- Brief -
Transcribe every entry word for word, but skip the images.

════════════════════

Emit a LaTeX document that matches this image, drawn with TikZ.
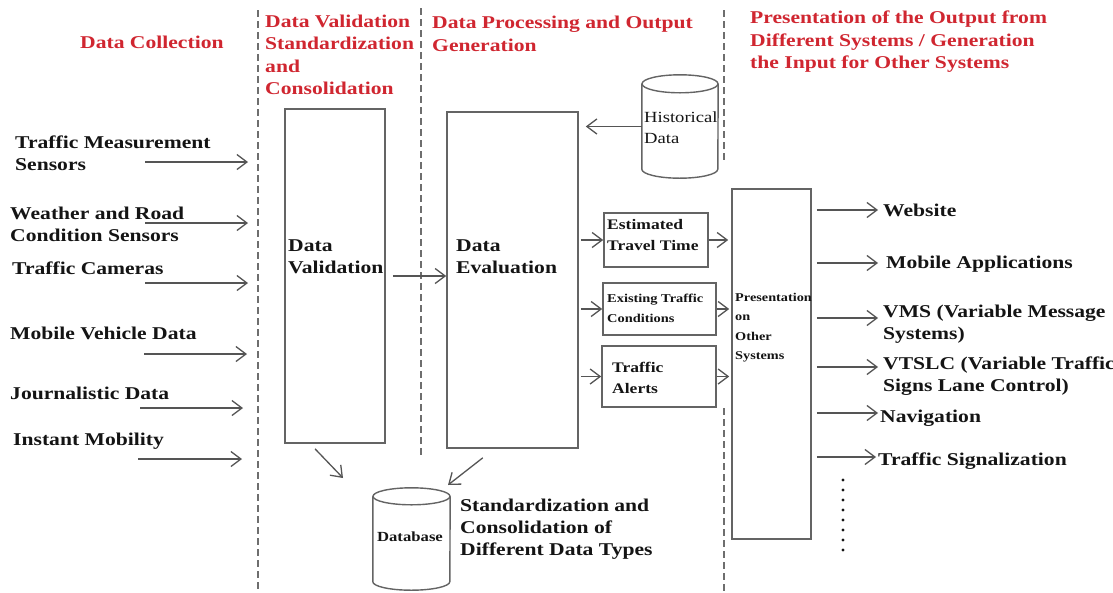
\documentclass[tikz,border=0pt]{standalone}
\usepackage{fontspec}
\setmainfont{Liberation Serif}[FakeStretch=1.2]
\usetikzlibrary{arrows.meta}
\definecolor{hred}{RGB}{208,38,48}
\definecolor{txt}{RGB}{20,20,20}
\definecolor{boxc}{RGB}{100,100,100}
\definecolor{arrc}{RGB}{85,85,85}
\definecolor{dashc}{RGB}{110,110,110}
\begin{document}
\begin{tikzpicture}[x=1pt,y=-1pt,
  lbl/.style={font=\fontsize{18}{22}\selectfont\bfseries, text=txt, align=left, inner sep=0pt, anchor=west},
  hdr/.style={lbl, text=hred, font=\fontsize{18}{22.5}\selectfont\bfseries},
  boxn/.style={draw=boxc, line width=1.6pt, inner sep=0pt, fill=white},
  cyl/.style={draw=boxc, line width=1.4pt},
  arr/.style={draw=arrc, line width=1.3pt, -{Straight Barb[length=10pt,width=15pt]}},
  dline/.style={draw=dashc, line width=1.8pt, dash pattern=on 7pt off 4pt},
]
\useasboundingbox[fill=white] (0,0) rectangle (1113,592);

% dashed separators
\coordinate (a1) at (258,10); \coordinate (a2) at (258,592);
\coordinate (b1) at (421,8);  \coordinate (b2) at (421,456);
\coordinate (c1) at (724,10); \coordinate (c2) at (724,160);
\coordinate (c3) at (724,408); \coordinate (c4) at (724,592);
\draw[dline] (a1) -- (a2);
\draw[dline] (b1) -- (b2);
\draw[dline] (c1) -- (c2);
\draw[dline] (c3) -- (c4);

% headers
\node[hdr] (h1) at (80,42) {Data Collection};
\node[hdr] (h2) at (265,55) {Data Validation\\Standardization\\and\\Consolidation};
\node[hdr] (h3) at (432,34) {Data Processing and Output\\Generation};
\node[hdr] (h4) at (750,42) {Presentation of the Output from\\Different Systems / Generation\\the Input for Other Systems};

% input labels
\node[lbl] (i1) at (15,153) {Traffic Measurement\\Sensors};
\node[lbl] (i2) at (10,224) {Weather and Road\\Condition Sensors};
\node[lbl] (i3) at (12,268) {Traffic Cameras};
\node[lbl] (i4) at (10,333) {Mobile Vehicle Data};
\node[lbl] (i5) at (10,393) {Journalistic Data};
\node[lbl] (i6) at (13,441) {Instant Mobility};

% input arrows
\coordinate (s1) at (145,162); \coordinate (e1) at (248,162);
\coordinate (s2) at (145,223); \coordinate (e2) at (248,223);
\coordinate (s3) at (145,283); \coordinate (e3) at (248,283);
\coordinate (s4) at (144,354); \coordinate (e4) at (247,354);
\coordinate (s5) at (140,408); \coordinate (e5) at (243,408);
\coordinate (s6) at (138,459); \coordinate (e6) at (242,459);
\foreach \i in {1,...,6} \draw[arr] (s\i) -- (e\i);

% main boxes
\node[boxn, minimum width=100pt, minimum height=334pt] (val) at (335,276) {};
\node[lbl] (valt) at (288,257) {Data\\Validation};
\node[boxn, minimum width=131pt, minimum height=336pt] (eval) at (512.5,280) {};
\node[lbl] (evalt) at (456,257) {Data\\Evaluation};
\draw[arr, shorten <=7pt] (val.east) -- (eval.west |- val.east);

% historical data cylinder
\node[minimum width=76pt, minimum height=103pt, inner sep=0pt] (hist) at (680,126.5) {};
\draw[cyl, fill=white] ([yshift=-9pt]hist.north west) -- ([yshift=9pt]hist.south west)
  arc[start angle=180, end angle=0, x radius=38, y radius=9] -- ([yshift=-9pt]hist.north east);
\draw[cyl] ([yshift=-9pt]hist.north) ellipse[x radius=38, y radius=9];
\node[font=\fontsize{15.5}{21}\selectfont, text=txt, align=left, anchor=west, inner sep=0pt] (histt) at (644,127.5) {Historical\\Data};
\draw[arr, shorten >=7pt] (hist.west) -- (eval.east |- hist.west);

% output boxes
\node[boxn, minimum width=104pt, minimum height=54pt] (ett) at (656,240) {};
\node[lbl, font=\fontsize{14.6}{21}\selectfont\bfseries] (ettt) at (607,235.5) {Estimated\\Travel Time};
\node[boxn, minimum width=113pt, minimum height=52pt] (etc) at (659.5,309) {};
\node[lbl, font=\fontsize{12}{20}\selectfont\bfseries] (etct) at (607,308) {Existing Traffic\\Conditions};
\node[boxn, minimum width=114pt, minimum height=61pt] (ta) at (659,376.5) {};
\node[lbl, font=\fontsize{14.6}{21}\selectfont\bfseries] (tat) at (612,377.5) {Traffic\\Alerts};
\draw[arr, shorten <=2pt] (eval.east |- ett.west) -- (ett.west);
\draw[arr, shorten <=2pt] (eval.east |- etc.west) -- (etc.west);
\draw[arr, shorten <=2pt] (eval.east |- ta.west) -- (ta.west);

% presentation box
\node[boxn, minimum width=79pt, minimum height=350pt] (pres) at (771.5,364) {};
\node[lbl, font=\fontsize{11.9}{19.3}\selectfont\bfseries] (prest) at (735,327.5) {Presentation\\on\\Other\\Systems};
\draw[arr, shorten >=3pt] (ett.east) -- (pres.west |- ett.east);
\draw[arr, shorten >=2pt] (etc.east) -- (pres.west |- etc.east);
\draw[arr, shorten >=2pt] (ta.east) -- (pres.west |- ta.east);

% output labels and arrows
\node[lbl] (o1) at (883,210) {Website};
\node[lbl] (o2) at (886,264) {Mobile Applications};
\node[lbl] (o3) at (883,324) {VMS (Variable Message\\Systems)};
\node[lbl] (o4) at (883,376) {VTSLC (Variable Traffic\\Signs Lane Control)};
\node[lbl] (o5) at (880,418) {Navigation};
\node[lbl] (o6) at (878,461) {Traffic Signalization};
\coordinate (t1) at (878,210);
\coordinate (t2) at (878,263);
\coordinate (t3) at (878,318);
\coordinate (t4) at (878,367);
\coordinate (t5) at (878,413);
\coordinate (t6) at (876,457);
\foreach \i in {1,...,6} \draw[arr, shorten <=5pt] (pres.east |- t\i) -- (t\i);

% continuation dots
\foreach \k in {0,...,7} \fill[txt] (843,480+10*\k) circle[radius=1.7pt];

% database cylinder
\node[minimum width=77pt, minimum height=102pt, inner sep=0pt] (db) at (411.5,539) {};
\draw[cyl, fill=white] ([yshift=-8.5pt]db.north west) -- ([yshift=8.5pt]db.south west)
  arc[start angle=180, end angle=0, x radius=38.5, y radius=8.5] -- ([yshift=-8.5pt]db.north east);
\draw[cyl] ([yshift=-8.5pt]db.north) ellipse[x radius=38.5, y radius=8.5];
\node[font=\fontsize{13.9}{18}\selectfont\bfseries, text=txt, inner sep=0pt] (dbt) at (410,537) {Database};
\node[lbl] (dbl) at (460,529) {Standardization and\\Consolidation of\\Different Data Types};
\coordinate (d1) at (343,478);
\coordinate (d2) at (448,485);
\draw[arr] ([xshift=-20pt,yshift=-5pt]val.south) -- (d1);
\draw[arr] ([xshift=-96pt,yshift=-9pt]eval.south east) -- (d2);
\end{tikzpicture}
\end{document}
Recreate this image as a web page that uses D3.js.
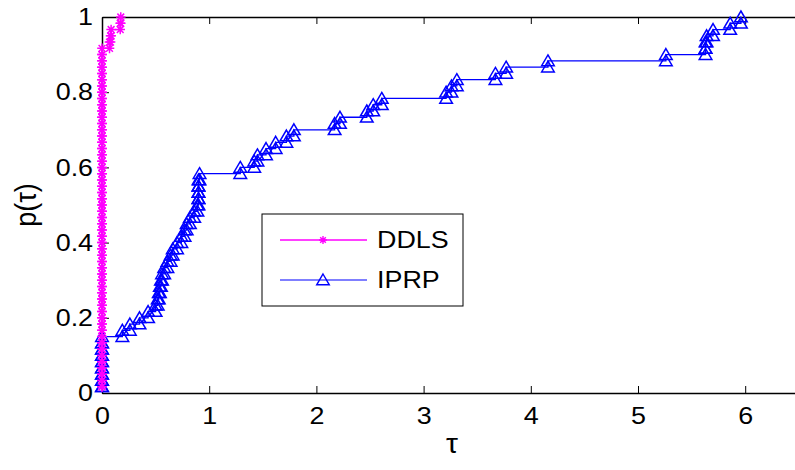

════════════════════

- Answer to the problem -
Emit a LaTeX document that matches this image, drawn with TikZ.
\documentclass[tikz,border=0pt]{standalone}
\usepackage{fontspec}
\setmainfont{Liberation Serif}[FakeStretch=1.2]
\usetikzlibrary{arrows.meta}
\definecolor{hred}{RGB}{208,38,48}
\definecolor{txt}{RGB}{20,20,20}
\definecolor{boxc}{RGB}{100,100,100}
\definecolor{arrc}{RGB}{85,85,85}
\definecolor{dashc}{RGB}{110,110,110}
\begin{document}
\begin{tikzpicture}[x=1pt,y=-1pt,
  lbl/.style={font=\fontsize{18}{22}\selectfont\bfseries, text=txt, align=left, inner sep=0pt, anchor=west},
  hdr/.style={lbl, text=hred, font=\fontsize{18}{22.5}\selectfont\bfseries},
  boxn/.style={draw=boxc, line width=1.6pt, inner sep=0pt, fill=white},
  cyl/.style={draw=boxc, line width=1.4pt},
  arr/.style={draw=arrc, line width=1.3pt, -{Straight Barb[length=10pt,width=15pt]}},
  dline/.style={draw=dashc, line width=1.8pt, dash pattern=on 7pt off 4pt},
]
\useasboundingbox[fill=white] (0,0) rectangle (1113,592);

% dashed separators
\coordinate (a1) at (258,10); \coordinate (a2) at (258,592);
\coordinate (b1) at (421,8);  \coordinate (b2) at (421,456);
\coordinate (c1) at (724,10); \coordinate (c2) at (724,160);
\coordinate (c3) at (724,408); \coordinate (c4) at (724,592);
\draw[dline] (a1) -- (a2);
\draw[dline] (b1) -- (b2);
\draw[dline] (c1) -- (c2);
\draw[dline] (c3) -- (c4);

% headers
\node[hdr] (h1) at (80,42) {Data Collection};
\node[hdr] (h2) at (265,55) {Data Validation\\Standardization\\and\\Consolidation};
\node[hdr] (h3) at (432,34) {Data Processing and Output\\Generation};
\node[hdr] (h4) at (750,42) {Presentation of the Output from\\Different Systems / Generation\\the Input for Other Systems};

% input labels
\node[lbl] (i1) at (15,153) {Traffic Measurement\\Sensors};
\node[lbl] (i2) at (10,224) {Weather and Road\\Condition Sensors};
\node[lbl] (i3) at (12,268) {Traffic Cameras};
\node[lbl] (i4) at (10,333) {Mobile Vehicle Data};
\node[lbl] (i5) at (10,393) {Journalistic Data};
\node[lbl] (i6) at (13,441) {Instant Mobility};

% input arrows
\coordinate (s1) at (145,162); \coordinate (e1) at (248,162);
\coordinate (s2) at (145,223); \coordinate (e2) at (248,223);
\coordinate (s3) at (145,283); \coordinate (e3) at (248,283);
\coordinate (s4) at (144,354); \coordinate (e4) at (247,354);
\coordinate (s5) at (140,408); \coordinate (e5) at (243,408);
\coordinate (s6) at (138,459); \coordinate (e6) at (242,459);
\foreach \i in {1,...,6} \draw[arr] (s\i) -- (e\i);

% main boxes
\node[boxn, minimum width=100pt, minimum height=334pt] (val) at (335,276) {};
\node[lbl] (valt) at (288,257) {Data\\Validation};
\node[boxn, minimum width=131pt, minimum height=336pt] (eval) at (512.5,280) {};
\node[lbl] (evalt) at (456,257) {Data\\Evaluation};
\draw[arr, shorten <=7pt] (val.east) -- (eval.west |- val.east);

% historical data cylinder
\node[minimum width=76pt, minimum height=103pt, inner sep=0pt] (hist) at (680,126.5) {};
\draw[cyl, fill=white] ([yshift=-9pt]hist.north west) -- ([yshift=9pt]hist.south west)
  arc[start angle=180, end angle=0, x radius=38, y radius=9] -- ([yshift=-9pt]hist.north east);
\draw[cyl] ([yshift=-9pt]hist.north) ellipse[x radius=38, y radius=9];
\node[font=\fontsize{15.5}{21}\selectfont, text=txt, align=left, anchor=west, inner sep=0pt] (histt) at (644,127.5) {Historical\\Data};
\draw[arr, shorten >=7pt] (hist.west) -- (eval.east |- hist.west);

% output boxes
\node[boxn, minimum width=104pt, minimum height=54pt] (ett) at (656,240) {};
\node[lbl, font=\fontsize{14.6}{21}\selectfont\bfseries] (ettt) at (607,235.5) {Estimated\\Travel Time};
\node[boxn, minimum width=113pt, minimum height=52pt] (etc) at (659.5,309) {};
\node[lbl, font=\fontsize{12}{20}\selectfont\bfseries] (etct) at (607,308) {Existing Traffic\\Conditions};
\node[boxn, minimum width=114pt, minimum height=61pt] (ta) at (659,376.5) {};
\node[lbl, font=\fontsize{14.6}{21}\selectfont\bfseries] (tat) at (612,377.5) {Traffic\\Alerts};
\draw[arr, shorten <=2pt] (eval.east |- ett.west) -- (ett.west);
\draw[arr, shorten <=2pt] (eval.east |- etc.west) -- (etc.west);
\draw[arr, shorten <=2pt] (eval.east |- ta.west) -- (ta.west);

% presentation box
\node[boxn, minimum width=79pt, minimum height=350pt] (pres) at (771.5,364) {};
\node[lbl, font=\fontsize{11.9}{19.3}\selectfont\bfseries] (prest) at (735,327.5) {Presentation\\on\\Other\\Systems};
\draw[arr, shorten >=3pt] (ett.east) -- (pres.west |- ett.east);
\draw[arr, shorten >=2pt] (etc.east) -- (pres.west |- etc.east);
\draw[arr, shorten >=2pt] (ta.east) -- (pres.west |- ta.east);

% output labels and arrows
\node[lbl] (o1) at (883,210) {Website};
\node[lbl] (o2) at (886,264) {Mobile Applications};
\node[lbl] (o3) at (883,324) {VMS (Variable Message\\Systems)};
\node[lbl] (o4) at (883,376) {VTSLC (Variable Traffic\\Signs Lane Control)};
\node[lbl] (o5) at (880,418) {Navigation};
\node[lbl] (o6) at (878,461) {Traffic Signalization};
\coordinate (t1) at (878,210);
\coordinate (t2) at (878,263);
\coordinate (t3) at (878,318);
\coordinate (t4) at (878,367);
\coordinate (t5) at (878,413);
\coordinate (t6) at (876,457);
\foreach \i in {1,...,6} \draw[arr, shorten <=5pt] (pres.east |- t\i) -- (t\i);

% continuation dots
\foreach \k in {0,...,7} \fill[txt] (843,480+10*\k) circle[radius=1.7pt];

% database cylinder
\node[minimum width=77pt, minimum height=102pt, inner sep=0pt] (db) at (411.5,539) {};
\draw[cyl, fill=white] ([yshift=-8.5pt]db.north west) -- ([yshift=8.5pt]db.south west)
  arc[start angle=180, end angle=0, x radius=38.5, y radius=8.5] -- ([yshift=-8.5pt]db.north east);
\draw[cyl] ([yshift=-8.5pt]db.north) ellipse[x radius=38.5, y radius=8.5];
\node[font=\fontsize{13.9}{18}\selectfont\bfseries, text=txt, inner sep=0pt] (dbt) at (410,537) {Database};
\node[lbl] (dbl) at (460,529) {Standardization and\\Consolidation of\\Different Data Types};
\coordinate (d1) at (343,478);
\coordinate (d2) at (448,485);
\draw[arr] ([xshift=-20pt,yshift=-5pt]val.south) -- (d1);
\draw[arr] ([xshift=-96pt,yshift=-9pt]eval.south east) -- (d2);
\end{tikzpicture}
\end{document}
Recreate this image as a web page that uses D3.js.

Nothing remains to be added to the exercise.